Skip the pictures, please, and write out exactly the lines from the opening of the data through the line containing "(0,0) rectangle (290,300);".

- DATA BLOCK:
· · · · · · ·

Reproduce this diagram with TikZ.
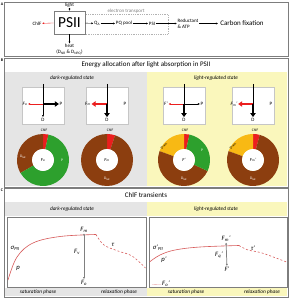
\documentclass[tikz,border=0pt]{standalone}
\usepackage{fontspec}
\setmainfont{Carlito}
\usetikzlibrary{arrows.meta,calc}

\definecolor{bgdark}{RGB}{229,229,229}
\definecolor{bglight}{RGB}{250,247,188}
\definecolor{ringbrown}{RGB}{140,62,15}
\definecolor{ringgreen}{RGB}{45,160,45}
\definecolor{ringred}{RGB}{235,30,30}
\definecolor{ringyellow}{RGB}{248,185,20}
\definecolor{curvered}{RGB}{215,90,90}
\definecolor{framegray}{RGB}{125,125,125}

% one coloured sector of a ring: centre, from angle, to angle, colour
\newcommand{\ringpart}[4]{%
  \fill[#4] ($(#1)+(#2:39pt)$) arc[start angle=#2, end angle=#3, radius=39pt]
    -- ($(#1)+(#3:16.5pt)$) arc[start angle=#3, end angle=#2, radius=16.5pt] -- cycle;}
\newcommand{\fsub}[2]{\textit{#1}\textsubscript{\textit{#2}}}

\begin{document}
\begin{tikzpicture}[
    x=1.5pt, y=1.5pt,
    font=\fontsize{7.5}{8.5}\selectfont,
    panel/.style={draw=framegray, line width=0.8pt},
    tag/.style={font=\fontsize{6}{7}\selectfont\bfseries, inner sep=0pt},
    psbox/.style={draw=framegray, line width=1pt, fill=white, minimum width=46.5pt,
                  minimum height=34.5pt, inner sep=0pt, font=\fontsize{23}{24}\selectfont},
    etbox/.style={draw=gray!60, dotted, line width=0.7pt, minimum width=126pt, minimum height=30pt},
    flow/.style={-{Latex[length=3pt,width=3pt]}, line width=0.5pt},
    title/.style={font=\fontsize{10.5}{12}\selectfont},
    statelbl/.style={font=\fontsize{8}{9}\selectfont\itshape},
    allocbox/.style={draw=gray!45, fill=white, minimum width=63pt, minimum height=55.5pt},
    thinarr/.style={-{Latex[length=3pt,width=3pt]}, line width=0.5pt},
    thickarr/.style={-{Triangle[length=6pt,width=8pt]}, line width=2.6pt},
    stem/.style={line width=1.3pt},
    small/.style={font=\fontsize{7.5}{8.5}\selectfont, inner sep=1pt},
    tiny/.style={font=\fontsize{5.5}{6.5}\selectfont, inner sep=0.5pt},
    core/.style={circle, fill=white, minimum size=33pt, inner sep=0pt, font=\fontsize{7}{8}\selectfont},
    curve/.style={curvered, line width=0.9pt},
    trace/.style={font=\fontsize{10}{11}\selectfont, inner sep=1pt},
    span/.style={{Latex[length=3pt,width=3.5pt]}-{Latex[length=3pt,width=3.5pt]}, gray, line width=1.1pt},
]
\useasboundingbox (0,0) rectangle (290,300);

% =====================  A  =====================
\draw[panel] (4,244) rectangle (288,298);
\node[tag] (tagA) at (2,296) {A};

\node[etbox]                (et)    at (126,276) {};
\node[small, text=gray, anchor=south] (etlbl) at (et.north) {electron transport};

\node[psbox]                (psii)  at (69.5,277.5) {PSII};
\node[small]                (light) at (69.5,295) {light};
\node[small, align=center]  (heat)  at (69.5,250.5) {heat\\(D\textsubscript{NR} \& D\textsubscript{NPQ})};
\node[small]                (chlf)  at (37,276.5) {ChlF};
\node[small]                (qa)    at (97,276.5) {Q\textsubscript{A}};
\node[small]                (pq)    at (124,276.5) {PQ pool};
\node[small]                (psi)   at (152,276.5) {PSI};
\node[small, align=left]    (redu)  at (188,276.5) {Reductant\\\& ATP};
\node[font=\fontsize{10.5}{12}\selectfont] (cfix) at (242,276.5) {Carbon fixation};

\draw[flow]           (light) -- (psii);
\draw[flow]           (psii)  -- (heat);
\draw[flow, ringred]  (psii)  -- (chlf);
\draw[flow]           (psii)  -- (qa);
\draw[flow]           (qa)    -- (pq);
\draw[flow]           (pq)    -- (psi);
\draw[flow]           (psi)   -- (redu);
\draw[flow]           (redu)  -- (cfix);

% =====================  B  =====================
\fill[bgdark]  (5,114) rectangle (147,228);
\fill[bglight] (147,114) rectangle (287,228);
\draw[panel] (4,113) rectangle (288,242);
\node[tag] (tagB) at (2,240) {B};
\node[title] (titleB) at (146,235) {Energy allocation after light absorption in PSII};
\node[statelbl] (darkB)  at (72,222)  {dark-regulated state};
\node[statelbl] (lightB) at (216,222) {light-regulated state};

% the four allocation boxes
\node[allocbox] (box1) at (43,194.5)  {};
\node[allocbox] (box2) at (107,194.5) {};
\node[allocbox] (box3) at (184,194.5) {};
\node[allocbox] (box4) at (253,194.5) {};

\coordinate (top1) at (43,216);  \coordinate (j1) at (43,196);
\coordinate (top2) at (107,216); \coordinate (j2) at (107,196);
\coordinate (top3) at (184,216); \coordinate (j3) at (184,196);
\coordinate (top4) at (253,216); \coordinate (j4) at (253,196);

\node[small] (f1) at (25,196)    {\fsub{F}{o}};
\node[small] (p1) at (61,196)    {P};
\node[small] (d1) at (43,180.5)  {D};
\node[small] (f2) at (88,196)    {\fsub{F}{m}};
\node[small] (p2) at (125,196)   {P};
\node[small] (d2) at (107,180.5) {D};
\node[small] (f3) at (166,196)   {\textit{F'}};
\node[small] (p3) at (202,196)   {P};
\node[small] (d3) at (184,180.5) {D};
\node[small] (f4) at (234,196)   {\fsub{F}{m}\textit{'}};
\node[small] (p4) at (271,196)   {P};
\node[small] (d4) at (253,180.5) {D};

\draw[stem] (top1) -- (j1);
\draw[thinarr, ringred]  (j1) -- (f1);
\draw[thickarr]          (j1) -- (p1);
\draw[thinarr]           (j1) -- (d1);

\draw[stem] (top2) -- (j2);
\draw[thickarr, ringred] (j2) -- (f2);
\draw[thickarr]          (j2) -- (d2);

\draw[stem] (top3) -- (j3);
\draw[thinarr, ringred]  (j3) -- (f3);
\draw[thinarr]           (j3) -- (p3);
\draw[thickarr]          (j3) -- (d3);

\draw[stem] (top4) -- (j4);
\draw[thickarr, ringred] (j4) -- (f4);
\draw[thickarr]          (j4) -- (d4);

% the four rings
\coordinate (ring1) at (43,140);
\coordinate (ring2) at (107,140);
\coordinate (ring3) at (184,140);
\coordinate (ring4) at (253,140);

\ringpart{ring1}{78}{90}{ringred}
\ringpart{ring1}{90}{210}{ringbrown}
\ringpart{ring1}{210}{438}{ringgreen}

\ringpart{ring2}{72}{90}{ringred}
\ringpart{ring2}{90}{432}{ringbrown}

\ringpart{ring3}{78}{90}{ringred}
\ringpart{ring3}{90}{160}{ringyellow}
\ringpart{ring3}{160}{335}{ringbrown}
\ringpart{ring3}{335}{438}{ringgreen}

\ringpart{ring4}{75}{90}{ringred}
\ringpart{ring4}{90}{160}{ringyellow}
\ringpart{ring4}{160}{435}{ringbrown}

\node[core] (core1) at (ring1) {\fsub{F}{o}};
\node[core] (core2) at (ring2) {\fsub{F}{m}};
\node[core] (core3) at (ring3) {\textit{F'}};
\node[core] (core4) at (ring4) {\fsub{F}{m}\textit{'}};

\node[tiny] (chlf1) at (44,169.5)  {ChlF};
\node[tiny] (chlf2) at (110,169.5) {ChlF};
\node[tiny] (chlf3) at (185,169.5) {ChlF};
\node[tiny] (chlf4) at (255,169.5) {ChlF};

\node[tiny, text=white] (dnr1) at (23,143)  {D\textsubscript{NR}};
\node[tiny, text=white] (pp1)  at (62,140)  {P};
\node[tiny, text=white] (dnr2) at (107,121) {D\textsubscript{NR}};
\node[tiny, rotate=55]  (dnpq3) at (164,154) {D\textsubscript{NPQ}};
\node[tiny, text=white] (pp3)  at (202,150) {P};
\node[tiny, text=white] (dnr3) at (184,121) {D\textsubscript{NR}};
\node[tiny, rotate=55]  (dnpq4) at (233,154) {D\textsubscript{NPQ}};
\node[tiny, text=white] (dnr4) at (253,121) {D\textsubscript{NR}};

% =====================  C  =====================
\fill[bgdark]  (5,84) rectangle (147,98);
\fill[bglight] (147,84) rectangle (287,98);
\fill[bgdark]  (5,4) rectangle (147,11.5);
\fill[bglight] (147,4) rectangle (287,11.5);
\draw[panel] (4,3) rectangle (288,112);
\node[tag] (tagC) at (2,110) {C};
\node[title] (titleC) at (146,105) {ChlF transients};
\node[statelbl] (darkC)  at (72,91)  {dark-regulated state};
\node[statelbl] (lightC) at (216,91) {light-regulated state};
\draw[draw=framegray, fill=white] (7,12.5) rectangle (146,83);
\draw[draw=framegray, fill=white] (149,12.5) rectangle (287,83);
\node[statelbl] (sat1) at (38,7.8)  {saturation phase};
\node[statelbl] (rel1) at (119,7.8) {relaxation phase};
\node[statelbl] (sat2) at (186,7.8) {saturation phase};
\node[statelbl] (rel2) at (262,7.8) {relaxation phase};

% dark-regulated transient
\draw[curve] plot[smooth, tension=0.6] coordinates {(8,20) (17,43) (33,57) (60,63.5) (96,65.5)};
\draw[curve, dashed] plot[smooth, tension=0.6] coordinates {(96,65.5) (104,55) (118,49) (132,44) (145.5,32)};
\node[trace] (fm)    at (84,70)  {\fsub{F}{m}};
\node[trace] (fv)    at (77,48)  {\fsub{F}{v}};
\node[trace] (fo)    at (84,17.5) {\fsub{F}{o}};
\node[trace] (sigma) at (15,52)  {\fsub{σ}{PII}};
\node[trace] (rho)   at (18,32)  {\textit{p}};
\node[trace] (tau)   at (113,55) {\textit{τ}};
\draw[span] (fm) -- (fo);

% light-regulated transient
\draw[curve] plot[smooth, tension=0.6] coordinates {(149.5,38) (160,45) (175,50) (200,53) (239,54.5)};
\draw[curve, dashed] plot[smooth, tension=0.6] coordinates {(239,54.5) (248,50) (262,47) (286.5,38)};
\node[trace] (fmp)    at (226,61)  {\fsub{F}{m}\textit{'}};
\node[trace] (fqp)    at (219,45)  {\fsub{F}{q}\textit{'}};
\node[trace] (fp)     at (227,31)  {\textit{F'}};
\node[trace] (sigmap) at (158,52)  {\textit{σ'}\textsubscript{\textit{PII}}};
\node[trace] (rhop)   at (164,40)  {\textit{p'}};
\node[trace] (taup)   at (253,52)  {\textit{τ'}};
\node[trace] (fop)    at (166,16)  {\fsub{F}{o}\textit{'}};
\coordinate (fotick) at (152,15.5);
\draw[curvered!60, line width=0.5pt] (fotick) -- (fop);
\draw[span] (fmp) -- (fp);

\end{tikzpicture}
\end{document}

· · · · · · ·

- RESPONSE TO THE TASK:
Reproduce this diagram with TikZ.
\documentclass[tikz,border=0pt]{standalone}
\usepackage{fontspec}
\setmainfont{Carlito}
\usetikzlibrary{arrows.meta,calc}

\definecolor{bgdark}{RGB}{229,229,229}
\definecolor{bglight}{RGB}{250,247,188}
\definecolor{ringbrown}{RGB}{140,62,15}
\definecolor{ringgreen}{RGB}{45,160,45}
\definecolor{ringred}{RGB}{235,30,30}
\definecolor{ringyellow}{RGB}{248,185,20}
\definecolor{curvered}{RGB}{215,90,90}
\definecolor{framegray}{RGB}{125,125,125}

% one coloured sector of a ring: centre, from angle, to angle, colour
\newcommand{\ringpart}[4]{%
  \fill[#4] ($(#1)+(#2:39pt)$) arc[start angle=#2, end angle=#3, radius=39pt]
    -- ($(#1)+(#3:16.5pt)$) arc[start angle=#3, end angle=#2, radius=16.5pt] -- cycle;}
\newcommand{\fsub}[2]{\textit{#1}\textsubscript{\textit{#2}}}

\begin{document}
\begin{tikzpicture}[
    x=1.5pt, y=1.5pt,
    font=\fontsize{7.5}{8.5}\selectfont,
    panel/.style={draw=framegray, line width=0.8pt},
    tag/.style={font=\fontsize{6}{7}\selectfont\bfseries, inner sep=0pt},
    psbox/.style={draw=framegray, line width=1pt, fill=white, minimum width=46.5pt,
                  minimum height=34.5pt, inner sep=0pt, font=\fontsize{23}{24}\selectfont},
    etbox/.style={draw=gray!60, dotted, line width=0.7pt, minimum width=126pt, minimum height=30pt},
    flow/.style={-{Latex[length=3pt,width=3pt]}, line width=0.5pt},
    title/.style={font=\fontsize{10.5}{12}\selectfont},
    statelbl/.style={font=\fontsize{8}{9}\selectfont\itshape},
    allocbox/.style={draw=gray!45, fill=white, minimum width=63pt, minimum height=55.5pt},
    thinarr/.style={-{Latex[length=3pt,width=3pt]}, line width=0.5pt},
    thickarr/.style={-{Triangle[length=6pt,width=8pt]}, line width=2.6pt},
    stem/.style={line width=1.3pt},
    small/.style={font=\fontsize{7.5}{8.5}\selectfont, inner sep=1pt},
    tiny/.style={font=\fontsize{5.5}{6.5}\selectfont, inner sep=0.5pt},
    core/.style={circle, fill=white, minimum size=33pt, inner sep=0pt, font=\fontsize{7}{8}\selectfont},
    curve/.style={curvered, line width=0.9pt},
    trace/.style={font=\fontsize{10}{11}\selectfont, inner sep=1pt},
    span/.style={{Latex[length=3pt,width=3.5pt]}-{Latex[length=3pt,width=3.5pt]}, gray, line width=1.1pt},
]
\useasboundingbox (0,0) rectangle (290,300);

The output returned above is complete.